▸ **DATA SUPPLIED**:
══════════════════════════════
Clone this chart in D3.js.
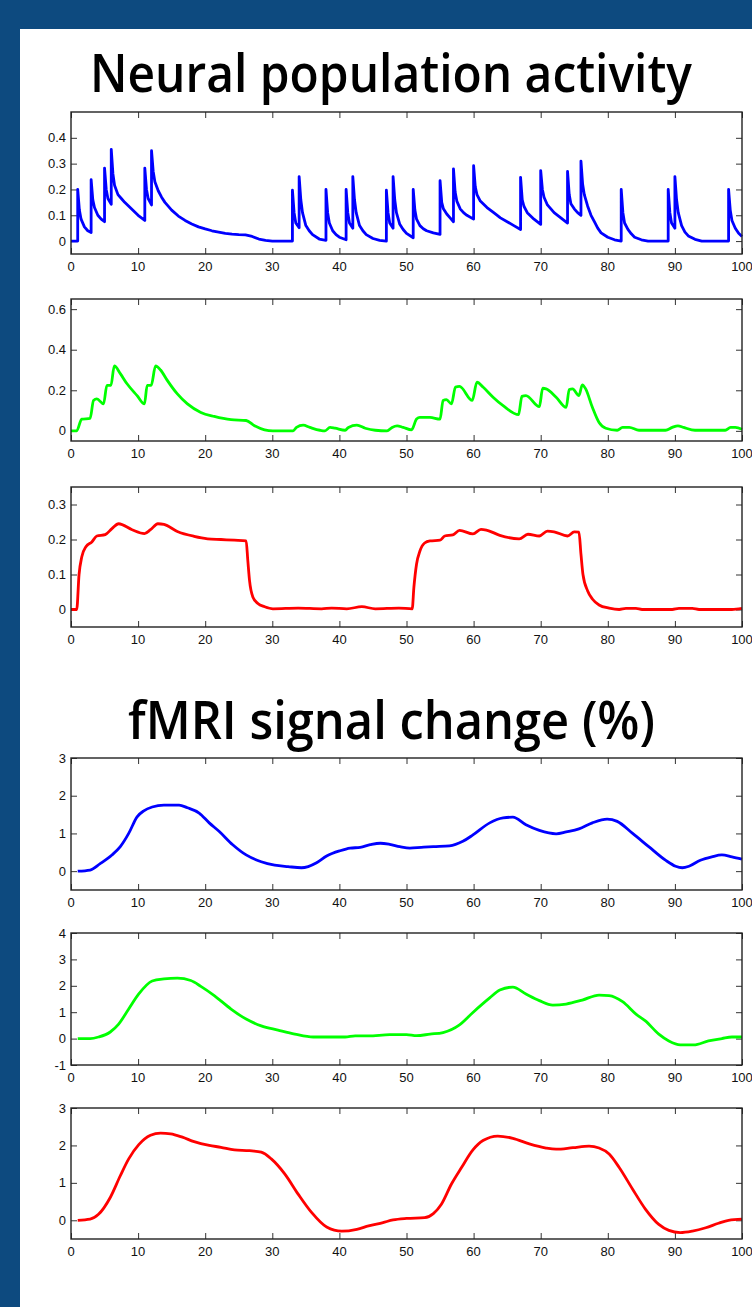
<!DOCTYPE html>
<meta charset="utf-8">
<style>
body { margin: 0; background: #0d4a7f; }
.box { fill: none; stroke: #222; stroke-width: 1.4; }
.tick line { stroke: #333; stroke-width: 1; }
.lbl { font-family: "Liberation Sans", Arial, sans-serif; font-size: 13px; fill: #111; }
.title { font-family: "Open Sans", sans-serif; font-weight: 600; fill: #000; }
.trace { fill: none; stroke-width: 2.8; stroke-linejoin: round; }
</style>
<div id="chart"></div>
<script src="https://d3js.org/d3.v7.min.js"></script>
<script>

// time axis ticks shared by all six panels
var xTicks = [0, 10, 20, 30, 40, 50, 60, 70, 80, 90, 100];

// neural population activity, [time, value]
var neuralBlue = [[0,0],[1,0],
  [1,0.2],[1.25,0.12],[1.5,0.085],[2,0.055],[2.5,0.04],[3,0.033],
  [3,0.238],[3.25,0.16],[3.5,0.13],[4,0.1],[4.5,0.085],[5,0.075],
  [5,0.283],[5.25,0.2],[5.5,0.165],[6,0.143],
  [6,0.355],[6.25,0.26],[6.5,0.215],[7,0.18],[7.5,0.165],[8,0.15],[9,0.125],[10,0.1],[11,0.08],
  [11,0.283],[11.25,0.2],[11.5,0.165],[12,0.14],
  [12,0.35],[12.25,0.27],[12.5,0.23],[13,0.195],[13.5,0.17],[14,0.15],[15,0.12],[16,0.097],[17,0.08],
  [18,0.066],[19,0.055],[20,0.047],[21,0.04],[22,0.035],[23,0.03],[24,0.027],[25,0.025],[26,0.024],
  [27,0.018],[28,0.008],[29,0.003],[30,0],[33,0],
  [33,0.197],[33.25,0.11],[33.5,0.07],[34,0.052],
  [34,0.25],[34.25,0.16],[34.5,0.11],[35,0.06],[35.5,0.04],[36,0.025],[37,0.008],[38,0.003],
  [38,0.2],[38.25,0.11],[38.5,0.07],[39,0.04],[39.5,0.025],[40,0.015],[41,0.005],
  [41,0.2],[41.25,0.11],[41.5,0.07],[42,0.05],
  [42,0.25],[42.25,0.16],[42.5,0.11],[43,0.06],[43.5,0.04],[44,0.025],[45,0.01],[46,0.003],[47,0],
  [47,0.197],[47.25,0.11],[47.5,0.07],[48,0.05],
  [48,0.25],[48.25,0.16],[48.5,0.11],[49,0.065],[49.5,0.045],[50,0.03],[51,0.013],
  [51,0.2],[51.25,0.12],[51.5,0.085],[52,0.06],[52.5,0.048],[53,0.04],[54,0.032],[55,0.026],
  [55,0.234],[55.25,0.15],[55.5,0.125],[56,0.105],[56.5,0.09],[57,0.075],
  [57,0.28],[57.25,0.19],[57.5,0.155],[58,0.125],[58.5,0.11],[59,0.1],[60,0.085],
  [60,0.292],[60.25,0.21],[60.5,0.18],[61,0.155],[62,0.13],[63,0.11],[64,0.09],[65,0.075],[66,0.06],[67,0.045],
  [67,0.247],[67.25,0.16],[67.5,0.135],[68,0.11],[69,0.085],[70,0.065],
  [70,0.273],[70.25,0.2],[70.5,0.17],[71,0.14],[72,0.11],[73,0.09],[74,0.07],
  [74,0.27],[74.25,0.18],[74.5,0.145],[75,0.125],[75.5,0.11],[76,0.1],
  [76,0.31],[76.25,0.22],[76.5,0.18],[77,0.135],[77.5,0.1],[78,0.075],[78.5,0.05],[79,0.032],[80,0.015],[81,0.005],[82,0],
  [82,0.2],[82.25,0.11],[82.5,0.07],[83,0.045],[83.5,0.028],[84,0.015],[85,0.005],[86,0],[89,0],
  [89,0.2],[89.25,0.11],[89.5,0.07],[90,0.05],
  [90,0.25],[90.25,0.16],[90.5,0.11],[91,0.06],[91.5,0.035],[92,0.02],[93,0.007],[94,0],[98,0],
  [98,0.2],[98.25,0.12],[98.5,0.08],[99,0.05],[99.5,0.03],[100,0.018]];

var neuralGreen = [[0,0],[0.85,0],[1.6,0.058],[2.85,0.061],[3.35,0.15],[3.85,0.158],[4.85,0.133],
  [5.35,0.224],[5.95,0.224],[6.45,0.32],[7.35,0.282],[8.35,0.232],[9.85,0.174],[10.95,0.133],
  [11.35,0.224],[11.95,0.224],[12.6,0.32],[13.35,0.3],[14.35,0.249],[15.85,0.182],[17.35,0.133],
  [19.35,0.091],[21.35,0.071],[23.85,0.055],[26.1,0.051],[27.35,0.025],[28.85,0.005],[30.1,0],[33.1,0],
  [33.6,0.017],[34.6,0.028],[35.6,0.017],[37.1,0.003],[37.85,0],[38.6,0.017],[39.35,0.013],[40.85,0.003],
  [41.35,0.017],[42.6,0.028],[43.85,0.013],[45.35,0.003],[47.1,0],[47.85,0.017],[48.6,0.025],[49.5,0.017],
  [50.75,0.005],[51.5,0.058],[52,0.066],[53.5,0.066],[55,0.058],[55.45,0.15],[55.95,0.154],[56.7,0.133],
  [57.3,0.216],[57.9,0.219],[59.8,0.15],[60.5,0.24],[61.4,0.216],[62.9,0.166],[64.4,0.124],[66.7,0.08],
  [67.2,0.17],[67.8,0.174],[69.8,0.119],[70.3,0.21],[70.8,0.207],[72.3,0.166],[73.8,0.116],
  [74.25,0.204],[74.75,0.207],[75.7,0.174],[76.2,0.227],[76.7,0.207],[77.7,0.116],[78.7,0.041],
  [79.7,0.013],[81.4,0.003],[82.2,0.017],[83.2,0.017],[84.65,0.003],[88.6,0.003],[89.6,0.017],
  [90.45,0.025],[91.3,0.017],[93,0.003],[97.5,0.003],[98.3,0.017],[99,0.017],[100,0.008]];

var neuralRed = [[0,0],[0.85,0],[1.2,0.1],[1.6,0.15],[2.25,0.18],[3.1,0.193],[3.85,0.21],[5.1,0.214],
  [6.1,0.231],[7.1,0.245],[9.1,0.228],[10.95,0.217],[11.85,0.228],[12.95,0.245],[13.85,0.243],
  [15.85,0.223],[18.35,0.209],[20.35,0.202],[22.35,0.2],[24.35,0.198],[26.1,0.196],[26.35,0.14],
  [26.6,0.084],[27.1,0.036],[27.85,0.017],[28.85,0.008],[30.1,0.002],[33.85,0.004],[37.35,0.002],
  [38.85,0.004],[41.1,0.002],[43.35,0.008],[45.35,0.002],[48.85,0.004],[50.85,0.002],
  [51.1,0.063],[51.5,0.13],[52,0.167],[52.7,0.19],[53.5,0.196],[55,0.198],[55.7,0.21],[56.9,0.213],
  [57.9,0.226],[59.9,0.216],[61.1,0.229],[61.9,0.227],[63.9,0.212],[66.8,0.202],[68.1,0.215],
  [69.8,0.21],[71,0.224],[72,0.222],[74,0.21],[75,0.222],[75.7,0.221],[76,0.158],[76.3,0.1],
  [77,0.053],[77.7,0.03],[78.7,0.013],[80.2,0.004],[81.7,0],[82.7,0.003],[84.2,0.003],[85.1,0],
  [89.6,0],[90.6,0.003],[92.6,0.003],[93.6,0],[98.5,0],[100,0.003]];

// fMRI signal change (%), [time, value]
var boldBlue = [[1,0],[2.85,0.03],[4.35,0.2],[6.1,0.43],[7.35,0.65],[8.6,1.0],[9.85,1.44],[10.85,1.6],
  [12.1,1.7],[13.85,1.75],[16.1,1.75],[17.35,1.68],[19.1,1.54],[20.6,1.28],[22.1,1.05],[24.1,0.7],
  [26.1,0.43],[28.35,0.25],[30.35,0.16],[32.35,0.12],[34.35,0.09],[35.35,0.12],[36.6,0.22],[38.1,0.4],
  [40.1,0.54],[41.6,0.61],[43.1,0.63],[44.6,0.7],[46.1,0.74],[47.5,0.71],[49,0.65],[50.5,0.61],
  [52.2,0.63],[54,0.65],[56.4,0.67],[58.4,0.79],[59.9,0.96],[62.4,1.28],[64.4,1.41],[65.85,1.43],
  [67.8,1.23],[69.8,1.08],[72.3,0.99],[73.8,1.04],[75.7,1.12],[77.7,1.28],[79.9,1.38],[81.4,1.32],
  [83.7,1.0],[86.1,0.65],[88.6,0.29],[90.1,0.13],[91.1,0.09],[92.1,0.13],[93.8,0.29],[95.5,0.38],
  [97,0.43],[98.5,0.38],[100,0.32]];

var boldGreen = [[1,0],[2.85,0],[4.1,0.06],[5.85,0.25],[7.1,0.55],[8.6,1.12],[10.1,1.69],[12.1,2.18],
  [13.85,2.26],[15.85,2.29],[17.85,2.2],[19.35,1.98],[21.35,1.63],[23.85,1.12],[26.1,0.74],[28.35,0.48],
  [30.85,0.32],[33.35,0.17],[36.1,0.06],[40.85,0.06],[42.35,0.1],[44.35,0.1],[47.5,0.15],[50,0.15],
  [51.5,0.11],[53.5,0.17],[55.45,0.23],[57.9,0.52],[59.9,0.99],[62.4,1.54],[63.9,1.84],[65.85,1.95],
  [67.8,1.69],[69.8,1.44],[71.8,1.27],[73.8,1.31],[76.2,1.46],[78.7,1.65],[80.2,1.63],[82.2,1.4],
  [84.2,0.93],[85.6,0.67],[87.6,0.17],[89.1,-0.09],[90.8,-0.24],[92.8,-0.24],[95,-0.09],[97,0],
  [98.5,0.06],[100,0.06]];

var boldRed = [[1,0],[2.85,0.03],[4.1,0.16],[5.85,0.61],[7.35,1.19],[8.6,1.64],[10.1,2.02],[11.85,2.27],
  [13.35,2.33],[14.85,2.31],[16.6,2.22],[18.35,2.1],[20.6,2.0],[22.35,1.95],[24.35,1.88],[26.6,1.86],
  [28.35,1.82],[29.85,1.64],[31.85,1.24],[33.85,0.7],[35.85,0.21],[38.1,-0.18],[40.35,-0.29],
  [42.6,-0.24],[44.35,-0.15],[46.5,-0.06],[48,0.01],[50,0.05],[52.7,0.07],[54,0.18],[55.2,0.43],
  [56.7,0.97],[58.2,1.41],[59.9,1.88],[61.4,2.13],[63.6,2.25],[65.85,2.19],[68.3,2.04],[70.8,1.93],
  [72.3,1.9],[74.8,1.94],[77.2,1.98],[78.7,1.93],[80.2,1.77],[81.7,1.41],[83.7,0.83],[85.6,0.3],
  [87.6,-0.11],[89.1,-0.27],[90.8,-0.33],[92.6,-0.29],[94.6,-0.2],[96.5,-0.08],[98,0],[100,0.03]];

var titles = ["Neural population activity", "fMRI signal change (%)"];

// spiky trace keeps straight segments (vertical jumps), the rest are smoothed
var panels = [
  {data: neuralBlue,  color: "#0000ff", curve: d3.curveLinear,    top: 112,  bottom: 254,  yDomain: [-0.05, 0.5],  yTicks: [0, 0.1, 0.2, 0.3, 0.4]},
  {data: neuralGreen, color: "#00ff00", curve: d3.curveMonotoneX, top: 299,  bottom: 441,  yDomain: [-0.05, 0.65], yTicks: [0, 0.2, 0.4, 0.6]},
  {data: neuralRed,   color: "#ff0000", curve: d3.curveMonotoneX, top: 487,  bottom: 627,  yDomain: [-0.05, 0.35], yTicks: [0, 0.1, 0.2, 0.3]},
  {data: boldBlue,    color: "#0000ff", curve: d3.curveMonotoneX, top: 758,  bottom: 890,  yDomain: [-0.5, 3],     yTicks: [0, 1, 2, 3]},
  {data: boldGreen,   color: "#00ff00", curve: d3.curveMonotoneX, top: 933,  bottom: 1065, yDomain: [-1, 4],       yTicks: [-1, 0, 1, 2, 3, 4]},
  {data: boldRed,     color: "#ff0000", curve: d3.curveMonotoneX, top: 1108, bottom: 1239, yDomain: [-0.5, 3],     yTicks: [0, 1, 2, 3]}
];

var W = 752, H = 1307;
var left = 71, right = 742, tickLen = 6;

var svg = d3.select("#chart").append("svg").attr("width", W).attr("height", H);

// white slide area over the blue frame
svg.append("rect").attr("x", 20).attr("y", 29).attr("width", W - 20).attr("height", H - 29).attr("fill", "#fff");

svg.append("text").attr("class", "title")
   .attr("x", 90).attr("y", 92)
   .attr("font-size", 52)
   .attr("textLength", 602).attr("lengthAdjust", "spacingAndGlyphs")
   .text(titles[0]);
svg.append("text").attr("class", "title")
   .attr("x", 128).attr("y", 739)
   .attr("font-size", 52)
   .attr("textLength", 527).attr("lengthAdjust", "spacingAndGlyphs")
   .text(titles[1]);

var x = d3.scaleLinear().domain([0, 100]).range([left, right]);

panels.forEach(function(p) {
  var y = d3.scaleLinear().domain(p.yDomain).range([p.bottom, p.top]);
  var g = svg.append("g");

  // matlab style: ticks point inward on all four sides
  g.append("g").attr("class", "tick")
   .attr("transform", "translate(0," + p.bottom + ")")
   .call(d3.axisBottom(x).tickValues(xTicks).tickSize(-tickLen).tickFormat(""))
   .call(function(s) { s.select(".domain").remove(); });
  g.append("g").attr("class", "tick")
   .attr("transform", "translate(0," + p.top + ")")
   .call(d3.axisTop(x).tickValues(xTicks).tickSize(-tickLen).tickFormat(""))
   .call(function(s) { s.select(".domain").remove(); });
  g.append("g").attr("class", "tick")
   .attr("transform", "translate(" + left + ",0)")
   .call(d3.axisLeft(y).tickValues(p.yTicks).tickSize(-tickLen).tickFormat(""))
   .call(function(s) { s.select(".domain").remove(); });
  g.append("g").attr("class", "tick")
   .attr("transform", "translate(" + right + ",0)")
   .call(d3.axisRight(y).tickValues(p.yTicks).tickSize(-tickLen).tickFormat(""))
   .call(function(s) { s.select(".domain").remove(); });
  g.selectAll(".tick line").attr("stroke", "#333");

  g.selectAll(".xl").data(xTicks).enter().append("text")
   .attr("class", "lbl")
   .attr("x", function(d) { return x(d); })
   .attr("y", p.bottom + 17)
   .attr("text-anchor", "middle")
   .text(function(d) { return d; });
  g.selectAll(".yl").data(p.yTicks).enter().append("text")
   .attr("class", "lbl")
   .attr("x", left - 5)
   .attr("y", function(d) { return y(d); })
   .attr("dy", "0.35em")
   .attr("text-anchor", "end")
   .text(function(d) { return d; });

  var line = d3.line()
    .curve(p.curve)
    .x(function(d) { return x(d[0]); })
    .y(function(d) { return y(d[1]); });
  g.append("path").datum(p.data)
   .attr("class", "trace")
   .attr("stroke", p.color)
   .attr("d", line);

  g.append("rect").attr("class", "box")
   .attr("x", left).attr("y", p.top)
   .attr("width", right - left).attr("height", p.bottom - p.top);
});
</script>
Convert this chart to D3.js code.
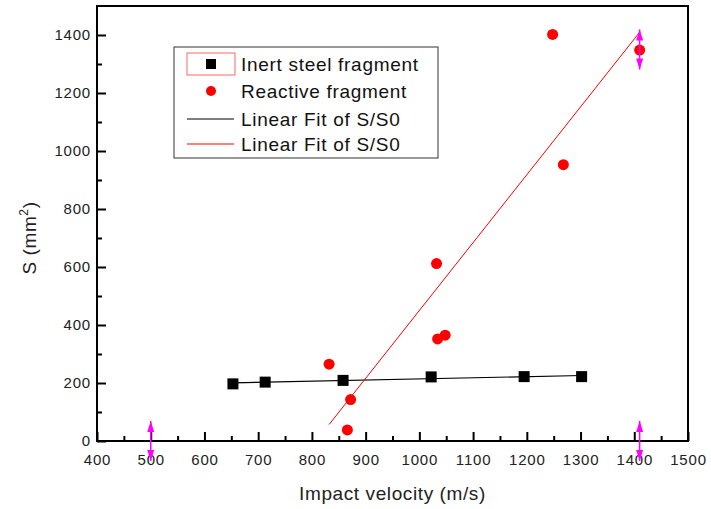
══════════════════════════════
▸ **EXERCISE OBJECTIVE**: Could you repeat exactly the lines from the first one of the records above through the line containing "80, 90, 100];", leaving out any pictures?

▸ **THE RESPONSE**:
Clone this chart in D3.js.
<!DOCTYPE html>
<meta charset="utf-8">
<style>
body { margin: 0; background: #0d4a7f; }
.box { fill: none; stroke: #222; stroke-width: 1.4; }
.tick line { stroke: #333; stroke-width: 1; }
.lbl { font-family: "Liberation Sans", Arial, sans-serif; font-size: 13px; fill: #111; }
.title { font-family: "Open Sans", sans-serif; font-weight: 600; fill: #000; }
.trace { fill: none; stroke-width: 2.8; stroke-linejoin: round; }
</style>
<div id="chart"></div>
<script src="https://d3js.org/d3.v7.min.js"></script>
<script>

// time axis ticks shared by all six panels
var xTicks = [0, 10, 20, 30, 40, 50, 60, 70, 80, 90, 100];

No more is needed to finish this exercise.